Una Antorcha De Esperanza: The 1955 Pan-Am Games and a City in Movement
Thursday, January 7, 2016: 3:50 PM
Room M104 (Atlanta Marriott Marquis)
When the Pan-American torch was lit and carried from the country’s peripheries for the first time en route to the Valley of Mexico, its journey was a spectacle in itself. Mexico, a country known to the outside world as lawless and backward, was in transition, and its capital city represented the cosmopolitan and modern metropolis that leaders hoped to announce on the world’s largest stages. For decades, the government invested heavily in sporting infrastructure in Mexico City, hoping that its example, coupled with the tireless efforts of educational leaders, could inspire rural communities to take up sporting culture as a means of achieving the benefits of a scientific and modern urban way of life. But in a post-war world eager for peace, tolerance, and camaraderie, hosting the Pan-Am Games and the embrace of the Olympic spirit represented both the culmination of past sporting efforts and marked the country’s entry into the global community.

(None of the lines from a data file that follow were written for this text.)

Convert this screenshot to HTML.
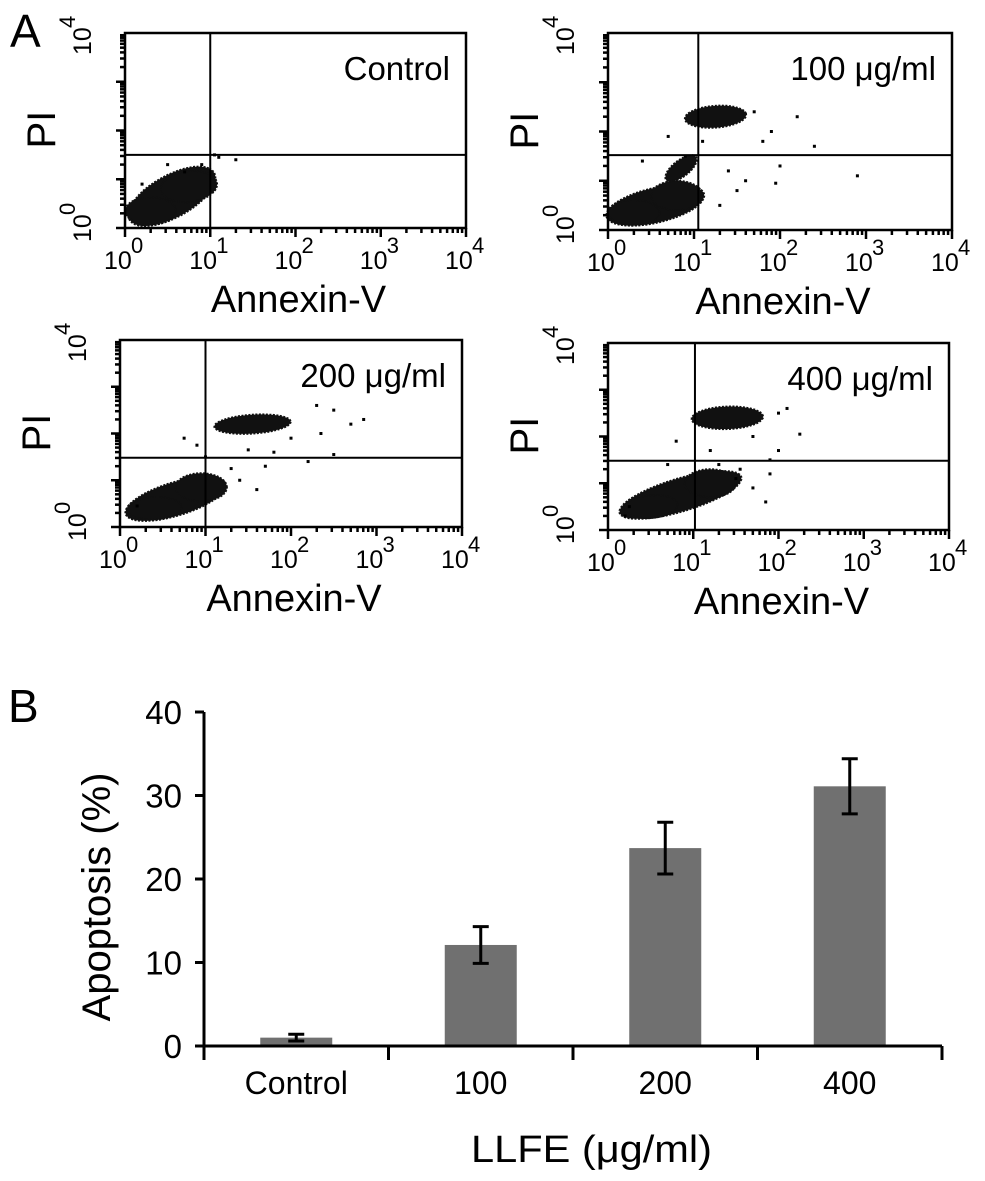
<!DOCTYPE html>
<html><head><meta charset="utf-8"><style>
html,body{margin:0;padding:0;background:#fff;}
svg{display:block;}
text{font-family:"Liberation Sans",sans-serif;fill:#000;}
</style></head><body>
<svg id="fig" width="985" height="1181" viewBox="0 0 985 1181" xmlns="http://www.w3.org/2000/svg">
<text x="10" y="47" font-size="46">A</text>
<text x="8" y="722" font-size="46">B</text>
<g id="flow"></g>
<g id="bars"></g>
</svg>
<script>
// ---------- Flow cytometry data (log10 units) ----------
const panelTitles = ["Control", "100 μg/ml", "200 μg/ml", "400 μg/ml"];
const gateX = [1.0, 1.05, 1.0, 1.02];
const gateY = [1.5, 1.52, 1.48, 1.48];
// clusters: [cx, cy, halfMajor, halfMinor, angleDeg]
const clustersControl = [[0.55,0.65,0.72,0.34,53],[0.3,0.35,0.3,0.28,0],[0.75,0.85,0.35,0.3,40]];
const clusters100 = [[0.55,0.5,0.62,0.33,28],[0.3,0.35,0.3,0.26,0],[1.25,2.3,0.36,0.22,10],[0.85,1.25,0.3,0.12,60],[0.8,0.7,0.3,0.3,0]];
const clusters200 = [[0.65,0.6,0.68,0.32,35],[0.4,0.4,0.32,0.24,10],[1.55,2.2,0.45,0.2,8],[0.95,0.85,0.3,0.3,0]];
const clusters400 = [[0.85,0.75,0.82,0.32,32],[0.5,0.5,0.32,0.24,15],[1.4,2.4,0.42,0.24,5],[1.2,1.0,0.3,0.3,0]];
const dotsControl = [[1.3,1.4],[1.05,1.5],[0.7,1.15],[0.9,1.3],[0.2,0.9],[1.1,1.45],[0.5,1.3]];
const dots100 = [[1.8,1.8],[2.2,2.3],[2.0,1.3],[2.4,1.7],[1.6,1.0],[1.95,0.95],[1.3,0.5],[0.4,1.4],[0.9,1.5],[0.7,1.9],[1.7,2.4],[1.9,2.0],[1.1,1.8],[1.5,0.8],[1.4,1.2],[2.9,1.1]];
const dots200 = [[2.3,2.6],[2.5,2.5],[2.85,2.3],[2.7,2.2],[2.35,2.0],[2.5,1.55],[2.2,1.4],[1.8,1.6],[1.5,1.65],[1.7,1.3],[1.4,1.0],[0.9,1.75],[0.75,1.9],[1.0,1.5],[2.0,1.9],[0.2,0.45],[1.6,0.8],[1.3,1.25]];
const dots400 = [[2.0,2.5],[2.25,2.05],[2.1,2.6],[1.9,1.5],[1.5,1.1],[1.7,0.9],[1.85,0.6],[2.0,1.7],[0.8,1.9],[0.7,1.4],[0.2,0.3],[0.25,0.5],[1.3,1.4],[1.7,2.0],[1.2,1.7],[1.9,1.2],[1.55,1.3]];
const panelClusters = [clustersControl, clusters100, clusters200, clusters400];
const panelDots = [dotsControl, dots100, dots200, dots400];
const boxes = [[125,33,466,228],[608,33,952,230],[120,340,462,527],[608,343,949,530]];
const decadeLabels = ["0","1","2","3","4"];

const NS = "http://www.w3.org/2000/svg";
function mk(tag, attrs, parent){const e=document.createElementNS(NS,tag);for(const k in attrs)e.setAttribute(k,attrs[k]);parent.appendChild(e);return e;}

const flow = document.getElementById('flow');
boxes.forEach((b,pi)=>{
  const [x0,y0,x1,y1]=b;
  const sx=v=>x0+(x1-x0)*v/4, sy=v=>y1-(y1-y0)*v/4;
  const g=mk('g',{},flow);
  
  
  panelClusters[pi].forEach(c=>{
    const [cx,cy,a,bb,ang]=c; const r=ang*Math.PI/180; let pts=[];
    for(let t=0;t<40;t++){const th=t/40*2*Math.PI;const u=a*Math.cos(th),w=bb*Math.sin(th);
      pts.push(sx(cx+u*Math.cos(r)-w*Math.sin(r)).toFixed(1)+','+sy(cy+u*Math.sin(r)+w*Math.cos(r)).toFixed(1));}
    const p=mk('polygon',{points:pts.join(' '),fill:'#111',stroke:'#111','stroke-width':'2','stroke-dasharray':'2 1.5'},g);
    
    
  });
  panelDots[pi].forEach(d=>{
    const r=mk('rect',{x:sx(d[0])-1.5,y:sy(d[1])-1.5,width:3,height:3,fill:'#000'},g);
    
    
  });
  const bx=mk('rect',{x:x0,y:y0,width:x1-x0,height:y1-y0,fill:'none',stroke:'#000','stroke-width':'2.5'},g);
  
  
  const gv=mk('line',{x1:sx(gateX[pi]),x2:sx(gateX[pi]),y1:y0,y2:y1,stroke:'#000','stroke-width':'2'},g);
  
  
  const gh=mk('line',{x1:x0,x2:x1,y1:sy(gateY[pi]),y2:sy(gateY[pi]),stroke:'#000','stroke-width':'2'},g);
  
  
  for(let d=0;d<4;d++)for(let m=1;m<10;m++){const v=d+Math.log10(m);const L=m==1?9:5;
    mk('line',{x1:sx(v),x2:sx(v),y1:y1,y2:y1+L,stroke:'#000','stroke-width':'2.5'},g);
    mk('line',{x1:x0,x2:x0-L,y1:sy(v),y2:sy(v),stroke:'#000','stroke-width':'2.5'},g);}
  mk('line',{x1:sx(4),x2:sx(4),y1:y1,y2:y1+9,stroke:'#000','stroke-width':'2.5'},g);
  decadeLabels.forEach((s,i)=>{
    const t=mk('text',{x:sx(i)-21,y:y1+41,'font-size':'25'},g);
    
    
    t.textContent='10';
    const e=mk('text',{x:sx(i)+6,y:y1+25,'font-size':'22'},g);
    e.textContent=s;
  });
  [[0,'0'],[4,'4']].forEach(([v,s])=>{
    const yy=v==0?y1+14:y0+22;
    const t=mk('text',{transform:`translate(${x0-34},${yy}) rotate(-90)`,'font-size':'25'},g);
    
    
    t.textContent='10';
    const e=mk('text',{transform:`translate(${x0-50},${yy-27}) rotate(-90)`,'font-size':'22'},g);
    e.textContent=s;
  });
  const tt=mk('text',{x:x1-16,y:y0+47,'font-size':'33','text-anchor':'end'},g);
  
  
  tt.textContent=panelTitles[pi];
  const pl=mk('text',{transform:`translate(${x0-70},${(y0+y1)/2+18}) rotate(-90)`,'font-size':'40'},g);
  
  
  pl.textContent='PI';
  const ax=mk('text',{x:(x0+x1)/2+3,y:y1+84,'font-size':'38','text-anchor':'middle'},g);
  
  
  ax.textContent='Annexin-V';
});

// ---------- Bar chart data ----------
const categories = ["Control","100","200","400"];
const values = [1.0, 12.1, 23.7, 31.1];
const errors = [0.4, 2.2, 3.1, 3.3];
const yTicks = [0,10,20,30,40];

const bars=document.getElementById('bars');
const X0=204,X1=942,Y0=1046,Ytop=712,YMAX=40;
const yS=v=>Y0-(Y0-Ytop)*v/YMAX;
const bw=(X1-X0)/categories.length;
const xC=i=>X0+(i+0.5)*bw;
categories.forEach((c,i)=>{
  const r=mk('rect',{x:xC(i)-36,y:yS(values[i]),width:72,height:Y0-yS(values[i]),fill:'#707070'},bars);
  
  
  const hi=yS(values[i]+errors[i]),lo=yS(values[i]-errors[i]);
  const eg=mk('g',{stroke:'#000','stroke-width':'3'},bars);
  
  
  mk('line',{x1:xC(i),x2:xC(i),y1:hi,y2:lo},eg);
  mk('line',{x1:xC(i)-8,x2:xC(i)+8,y1:hi,y2:hi},eg);
  mk('line',{x1:xC(i)-8,x2:xC(i)+8,y1:lo,y2:lo},eg);
  const t=mk('text',{x:xC(i),y:1094,'font-size':'32','text-anchor':'middle'},bars);
  
  
  t.textContent=c;
});
mk('line',{x1:X0,x2:X0,y1:Ytop,y2:Y0,stroke:'#000','stroke-width':'3'},bars);
mk('line',{x1:X0,x2:X1,y1:Y0,y2:Y0,stroke:'#000','stroke-width':'3'},bars);
for(let i=0;i<=categories.length;i++){const x=X0+i*bw;mk('line',{x1:x,x2:x,y1:Y0,y2:Y0+14,stroke:'#000','stroke-width':'3'},bars);}
yTicks.forEach(v=>{
  mk('line',{x1:X0-9,x2:X0,y1:yS(v),y2:yS(v),stroke:'#000','stroke-width':'3'},bars);
  const t=mk('text',{x:182,y:yS(v)+12,'font-size':'33','text-anchor':'end'},bars);
  
  
  t.textContent=v;
});
const yt=mk('text',{transform:'translate(110,897) rotate(-90)','font-size':'40','text-anchor':'middle'},bars);


yt.textContent='Apoptosis (%)';
const xt=mk('text',{x:471,y:1162,'font-size':'38',textLength:'241',lengthAdjust:'spacingAndGlyphs'},bars);


xt.textContent='LLFE (μg/ml)';
</script>
</body></html>
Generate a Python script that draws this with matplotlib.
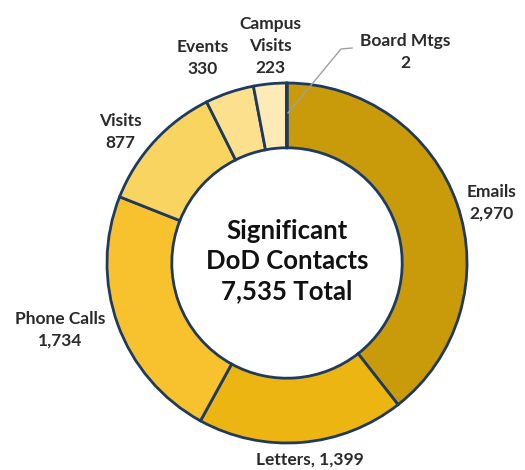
import matplotlib.pyplot as plt

categories = ["Emails", "Letters", "Phone Calls", "Visits", "Events", "Campus Visits", "Board Mtgs"]
values = [2970, 1399, 1734, 877, 330, 223, 2]
labels = ["Emails\n2,970", "Letters, 1,399", "Phone Calls\n1,734", "Visits\n877",
          "Events\n330", "Campus\nVisits\n223", "Board Mtgs\n2"]
center_text = "Significant\nDoD Contacts\n7,535 Total"

colors = ["#C99A0A", "#EDB512", "#F8C22E", "#FAD460", "#FCE08E", "#FDEAB6", "#FEF0C8"]
# label positions in pixels (x, y from top)
label_pos = [(492, 203), (310, 460), (60, 330), (120, 132), (203, 58), (270, 46), (405, 52)]

plt.rcParams['font.family'] = ['Lato', 'DejaVu Sans']
fig = plt.figure(figsize=(5.25, 4.7), dpi=100)
ax = fig.add_axes([0, 0, 1, 1])
ax.axis('off')

cx, cy, r = 287, 470 - 263, 180
ax.pie(values, colors=colors, startangle=90, counterclock=False, center=(cx, cy), radius=r,
       wedgeprops=dict(width=r * 0.36, edgecolor="#1F3A5F", linewidth=2))
ax.set_aspect('equal')
ax.set_xlim(0, 525)
ax.set_ylim(0, 470)

for lab, (x, y) in zip(labels, label_pos):
    ax.text(x, 470 - y, lab, ha='center', va='center', fontsize=12.5, fontweight='bold',
            color='#2A2A2A', linespacing=1.45)

# leader line for Board Mtgs
ax.plot([288, 341, 352], [470 - 113, 470 - 49, 470 - 48], color='#A0A0A0', linewidth=1)

ax.text(cx, cy + 2, center_text, ha='center', va='center', fontsize=18.5, fontweight='bold',
        color='#111111', linespacing=1.3)

fig.savefig("out.png", dpi=100)
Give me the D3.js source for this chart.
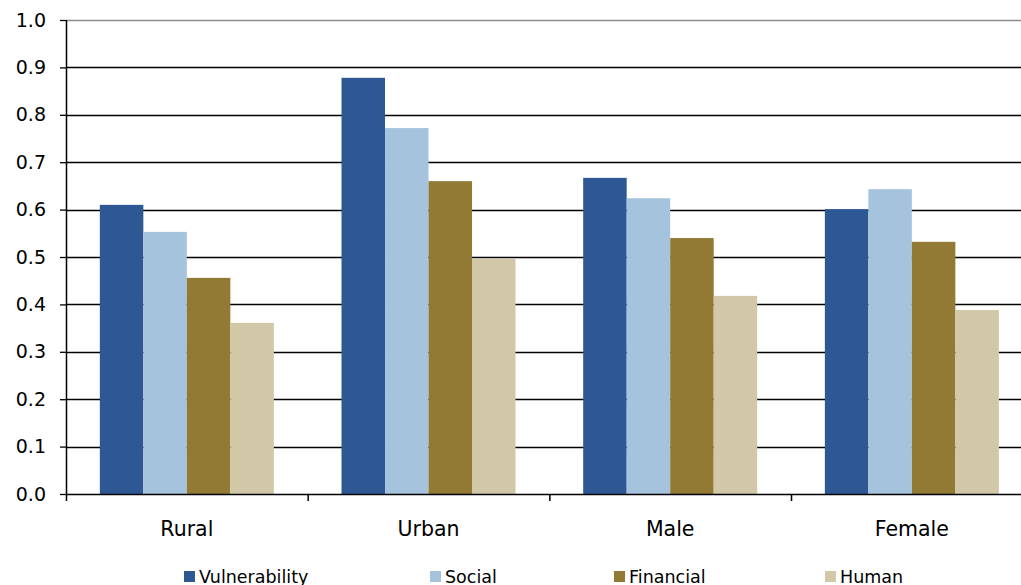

Mexico’s revolutionary sporting development from the 1920s through the 1940s had attracted wide interest, yet the country’s biggest sporting moment did not run without a hitch, leading to a mass scramble to reinvigorate and re-imagine sports in light of the capital's rapidly changing urban environment and thanks to exposed structural flaws in the sporting system itself. This paper analyzes both the relationship between the city and the countryside and shifting popular identities in sporting development, and explores how a city labored to transform its image from a space of semi-controlled chaos to a monument of science, discipline, and non-aggression in a Cold War context.